• [DATASET EXTRACT]
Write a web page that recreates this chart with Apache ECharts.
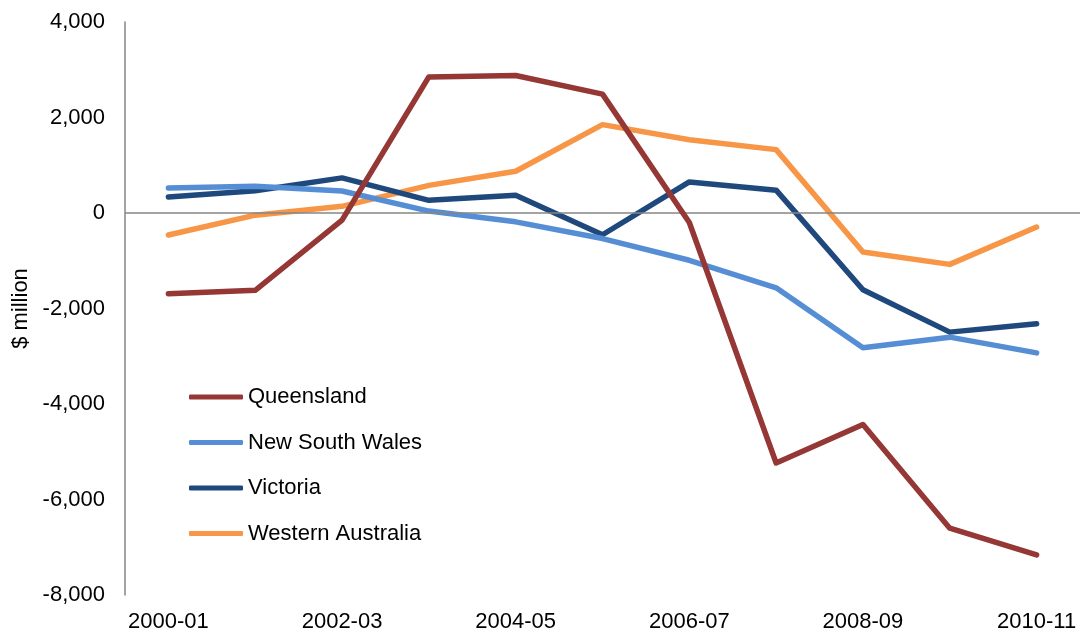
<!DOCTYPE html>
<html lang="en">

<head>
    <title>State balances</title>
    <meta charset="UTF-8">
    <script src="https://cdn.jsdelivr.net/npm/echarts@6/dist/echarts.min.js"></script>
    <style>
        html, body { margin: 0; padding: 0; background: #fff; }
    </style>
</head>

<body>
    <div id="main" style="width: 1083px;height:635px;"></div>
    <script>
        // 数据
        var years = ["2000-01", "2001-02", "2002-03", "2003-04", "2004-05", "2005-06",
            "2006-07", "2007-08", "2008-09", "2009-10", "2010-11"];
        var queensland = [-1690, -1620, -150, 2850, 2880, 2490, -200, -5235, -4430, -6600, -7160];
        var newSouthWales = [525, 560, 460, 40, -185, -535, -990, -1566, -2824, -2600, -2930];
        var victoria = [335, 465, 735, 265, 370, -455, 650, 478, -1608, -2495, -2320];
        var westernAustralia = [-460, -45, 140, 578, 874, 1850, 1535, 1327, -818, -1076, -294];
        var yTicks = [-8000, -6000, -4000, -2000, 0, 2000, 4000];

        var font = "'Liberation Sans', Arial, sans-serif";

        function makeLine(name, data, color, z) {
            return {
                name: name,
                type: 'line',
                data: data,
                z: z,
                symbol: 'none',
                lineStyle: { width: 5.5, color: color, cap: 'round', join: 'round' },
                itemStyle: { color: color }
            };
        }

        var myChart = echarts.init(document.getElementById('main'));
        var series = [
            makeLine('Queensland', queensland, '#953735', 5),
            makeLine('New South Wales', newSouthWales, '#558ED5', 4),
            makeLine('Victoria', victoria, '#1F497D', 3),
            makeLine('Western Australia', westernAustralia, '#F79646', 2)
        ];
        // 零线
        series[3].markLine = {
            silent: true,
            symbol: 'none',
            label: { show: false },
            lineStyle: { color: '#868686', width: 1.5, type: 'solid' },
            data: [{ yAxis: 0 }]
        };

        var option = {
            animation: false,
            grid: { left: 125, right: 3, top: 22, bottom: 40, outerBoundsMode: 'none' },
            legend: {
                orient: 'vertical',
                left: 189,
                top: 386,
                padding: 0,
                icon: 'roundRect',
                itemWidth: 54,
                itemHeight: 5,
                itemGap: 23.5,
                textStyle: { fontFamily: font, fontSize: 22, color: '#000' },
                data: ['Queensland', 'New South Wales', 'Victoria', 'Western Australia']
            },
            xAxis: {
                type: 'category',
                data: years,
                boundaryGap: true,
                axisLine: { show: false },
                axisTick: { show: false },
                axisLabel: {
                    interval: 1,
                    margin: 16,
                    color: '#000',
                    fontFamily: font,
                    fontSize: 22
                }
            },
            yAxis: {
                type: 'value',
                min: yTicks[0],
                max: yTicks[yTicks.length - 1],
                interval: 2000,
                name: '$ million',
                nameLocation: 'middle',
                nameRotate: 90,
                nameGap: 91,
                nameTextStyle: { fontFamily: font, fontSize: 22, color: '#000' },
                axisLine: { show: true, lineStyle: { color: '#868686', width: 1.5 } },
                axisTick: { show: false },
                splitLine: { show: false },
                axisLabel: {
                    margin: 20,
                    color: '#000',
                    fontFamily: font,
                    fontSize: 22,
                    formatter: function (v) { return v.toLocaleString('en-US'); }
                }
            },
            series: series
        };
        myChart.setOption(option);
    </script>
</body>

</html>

• [EXERCISE] Copy every line above word for word and exclude the pictures.

• [WRITTEN REPLY]
Write a web page that recreates this chart with Apache ECharts.
<!DOCTYPE html>
<html lang="en">

<head>
    <title>State balances</title>
    <meta charset="UTF-8">
    <script src="https://cdn.jsdelivr.net/npm/echarts@6/dist/echarts.min.js"></script>
    <style>
        html, body { margin: 0; padding: 0; background: #fff; }
    </style>
</head>

<body>
    <div id="main" style="width: 1083px;height:635px;"></div>
    <script>
        // 数据
        var years = ["2000-01", "2001-02", "2002-03", "2003-04", "2004-05", "2005-06",
            "2006-07", "2007-08", "2008-09", "2009-10", "2010-11"];
        var queensland = [-1690, -1620, -150, 2850, 2880, 2490, -200, -5235, -4430, -6600, -7160];
        var newSouthWales = [525, 560, 460, 40, -185, -535, -990, -1566, -2824, -2600, -2930];
        var victoria = [335, 465, 735, 265, 370, -455, 650, 478, -1608, -2495, -2320];
        var westernAustralia = [-460, -45, 140, 578, 874, 1850, 1535, 1327, -818, -1076, -294];
        var yTicks = [-8000, -6000, -4000, -2000, 0, 2000, 4000];

        var font = "'Liberation Sans', Arial, sans-serif";

        function makeLine(name, data, color, z) {
            return {
                name: name,
                type: 'line',
                data: data,
                z: z,
                symbol: 'none',
                lineStyle: { width: 5.5, color: color, cap: 'round', join: 'round' },
                itemStyle: { color: color }
            };
        }

        var myChart = echarts.init(document.getElementById('main'));
        var series = [
            makeLine('Queensland', queensland, '#953735', 5),
            makeLine('New South Wales', newSouthWales, '#558ED5', 4),
            makeLine('Victoria', victoria, '#1F497D', 3),
            makeLine('Western Australia', westernAustralia, '#F79646', 2)
        ];
        // 零线
        series[3].markLine = {
            silent: true,
            symbol: 'none',
            label: { show: false },
            lineStyle: { color: '#868686', width: 1.5, type: 'solid' },
            data: [{ yAxis: 0 }]
        };

        var option = {
            animation: false,
            grid: { left: 125, right: 3, top: 22, bottom: 40, outerBoundsMode: 'none' },
            legend: {
                orient: 'vertical',
                left: 189,
                top: 386,
                padding: 0,
                icon: 'roundRect',
                itemWidth: 54,
                itemHeight: 5,
                itemGap: 23.5,
                textStyle: { fontFamily: font, fontSize: 22, color: '#000' },
                data: ['Queensland', 'New South Wales', 'Victoria', 'Western Australia']
            },
            xAxis: {
                type: 'category',
                data: years,
                boundaryGap: true,
                axisLine: { show: false },
                axisTick: { show: false },
                axisLabel: {
                    interval: 1,
                    margin: 16,
                    color: '#000',
                    fontFamily: font,
                    fontSize: 22
                }
            },
            yAxis: {
                type: 'value',
                min: yTicks[0],
                max: yTicks[yTicks.length - 1],
                interval: 2000,
                name: '$ million',
                nameLocation: 'middle',
                nameRotate: 90,
                nameGap: 91,
                nameTextStyle: { fontFamily: font, fontSize: 22, color: '#000' },
                axisLine: { show: true, lineStyle: { color: '#868686', width: 1.5 } },
                axisTick: { show: false },
                splitLine: { show: false },
                axisLabel: {
                    margin: 20,
                    color: '#000',
                    fontFamily: font,
                    fontSize: 22,
                    formatter: function (v) { return v.toLocaleString('en-US'); }
                }
            },
            series: series
        };
        myChart.setOption(option);
    </script>
</body>

</html>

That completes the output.